> [Work to be completed] Leave out the images and repeat the listing below without a single change.

> [Raw data]
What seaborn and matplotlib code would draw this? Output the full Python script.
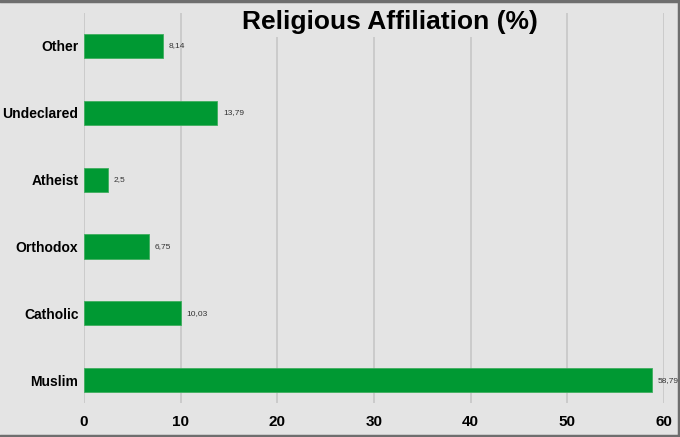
import matplotlib
matplotlib.use("Agg")
import matplotlib.pyplot as plt
from matplotlib.patches import Rectangle
from matplotlib.lines import Line2D
import seaborn as sns
import pandas as pd

categories = ["Other", "Undeclared", "Atheist", "Orthodox", "Catholic", "Muslim"]
values = [8.14, 13.79, 2.5, 6.75, 10.03, 58.79]
value_labels = ["8,14", "13,79", "2,5", "6,75", "10,03", "58,79"]
x_ticks = [0, 10, 20, 30, 40, 50, 60]

bg = "#e4e4e4"
green = "#009933"

sns.set_style("white")
plt.rcParams["font.family"] = ["Liberation Sans", "DejaVu Sans"]

df = pd.DataFrame({"religion": categories, "pct": values})

fig = plt.figure(figsize=(6.8, 4.37), dpi=100)
fig.patch.set_facecolor(bg)
ax = fig.add_axes([84 / 680, 1 - 403 / 437, (664 - 84) / 680, (403 - 13) / 437])
ax.set_facecolor(bg)

sns.barplot(data=df, y="religion", x="pct", order=categories, orient="h",
            color=green, width=0.36, edgecolor="#3fae5e", linewidth=0.6,
            saturation=1, ax=ax, zorder=3)

ax.bar_label(ax.containers[0], labels=value_labels, padding=4,
             fontsize=6, color="#333333")

ax.set_xlim(0, 60)
ax.set_ylim(5.34, -0.49)
ax.set_xticks(x_ticks)
ax.set_xticklabels([str(t) for t in x_ticks], fontsize=11, fontweight="bold",
                   color="black")
ax.set_yticklabels(categories, fontsize=10, fontweight="bold", color="black")
ax.tick_params(axis="x", length=0, pad=9)
ax.tick_params(axis="y", length=0, pad=4)
ax.grid(axis="x", color="#c9c9c9", linewidth=1.3, zorder=0)
ax.set_axisbelow(True)
ax.set_xlabel("")
ax.set_ylabel("")
for s in ax.spines.values():
    s.set_visible(False)

# title box covering the tops of the gridlines
fig.add_artist(Rectangle((230 / 680, 1 - 37 / 437), 330 / 680, 37 / 437,
                         transform=fig.transFigure, facecolor=bg,
                         edgecolor="none", zorder=5))
fig.text(390 / 680, 1 - 22 / 437, "Religious Affiliation (%)", ha="center",
         va="center", fontsize=19, fontweight="bold", color="black", zorder=6)

# frame around the picture
frame = dict(transform=fig.transFigure, color="#6e6e6e", linewidth=2.5, zorder=7)
fig.add_artist(Line2D([0, 1], [0.998, 0.998], **frame))
fig.add_artist(Line2D([0.998, 0.998], [0, 1], **frame))
fig.add_artist(Line2D([0, 1], [0.002, 0.002], **frame))

fig.savefig("out.png", dpi=100, facecolor=bg)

> [Final answer]
What seaborn and matplotlib code would draw this? Output the full Python script.
import matplotlib
matplotlib.use("Agg")
import matplotlib.pyplot as plt
from matplotlib.patches import Rectangle
from matplotlib.lines import Line2D
import seaborn as sns
import pandas as pd

categories = ["Other", "Undeclared", "Atheist", "Orthodox", "Catholic", "Muslim"]
values = [8.14, 13.79, 2.5, 6.75, 10.03, 58.79]
value_labels = ["8,14", "13,79", "2,5", "6,75", "10,03", "58,79"]
x_ticks = [0, 10, 20, 30, 40, 50, 60]

bg = "#e4e4e4"
green = "#009933"

sns.set_style("white")
plt.rcParams["font.family"] = ["Liberation Sans", "DejaVu Sans"]

df = pd.DataFrame({"religion": categories, "pct": values})

fig = plt.figure(figsize=(6.8, 4.37), dpi=100)
fig.patch.set_facecolor(bg)
ax = fig.add_axes([84 / 680, 1 - 403 / 437, (664 - 84) / 680, (403 - 13) / 437])
ax.set_facecolor(bg)

sns.barplot(data=df, y="religion", x="pct", order=categories, orient="h",
            color=green, width=0.36, edgecolor="#3fae5e", linewidth=0.6,
            saturation=1, ax=ax, zorder=3)

ax.bar_label(ax.containers[0], labels=value_labels, padding=4,
             fontsize=6, color="#333333")

ax.set_xlim(0, 60)
ax.set_ylim(5.34, -0.49)
ax.set_xticks(x_ticks)
ax.set_xticklabels([str(t) for t in x_ticks], fontsize=11, fontweight="bold",
                   color="black")
ax.set_yticklabels(categories, fontsize=10, fontweight="bold", color="black")
ax.tick_params(axis="x", length=0, pad=9)
ax.tick_params(axis="y", length=0, pad=4)
ax.grid(axis="x", color="#c9c9c9", linewidth=1.3, zorder=0)
ax.set_axisbelow(True)
ax.set_xlabel("")
ax.set_ylabel("")
for s in ax.spines.values():
    s.set_visible(False)

# title box covering the tops of the gridlines
fig.add_artist(Rectangle((230 / 680, 1 - 37 / 437), 330 / 680, 37 / 437,
                         transform=fig.transFigure, facecolor=bg,
                         edgecolor="none", zorder=5))
fig.text(390 / 680, 1 - 22 / 437, "Religious Affiliation (%)", ha="center",
         va="center", fontsize=19, fontweight="bold", color="black", zorder=6)

# frame around the picture
frame = dict(transform=fig.transFigure, color="#6e6e6e", linewidth=2.5, zorder=7)
fig.add_artist(Line2D([0, 1], [0.998, 0.998], **frame))
fig.add_artist(Line2D([0.998, 0.998], [0, 1], **frame))
fig.add_artist(Line2D([0, 1], [0.002, 0.002], **frame))

fig.savefig("out.png", dpi=100, facecolor=bg)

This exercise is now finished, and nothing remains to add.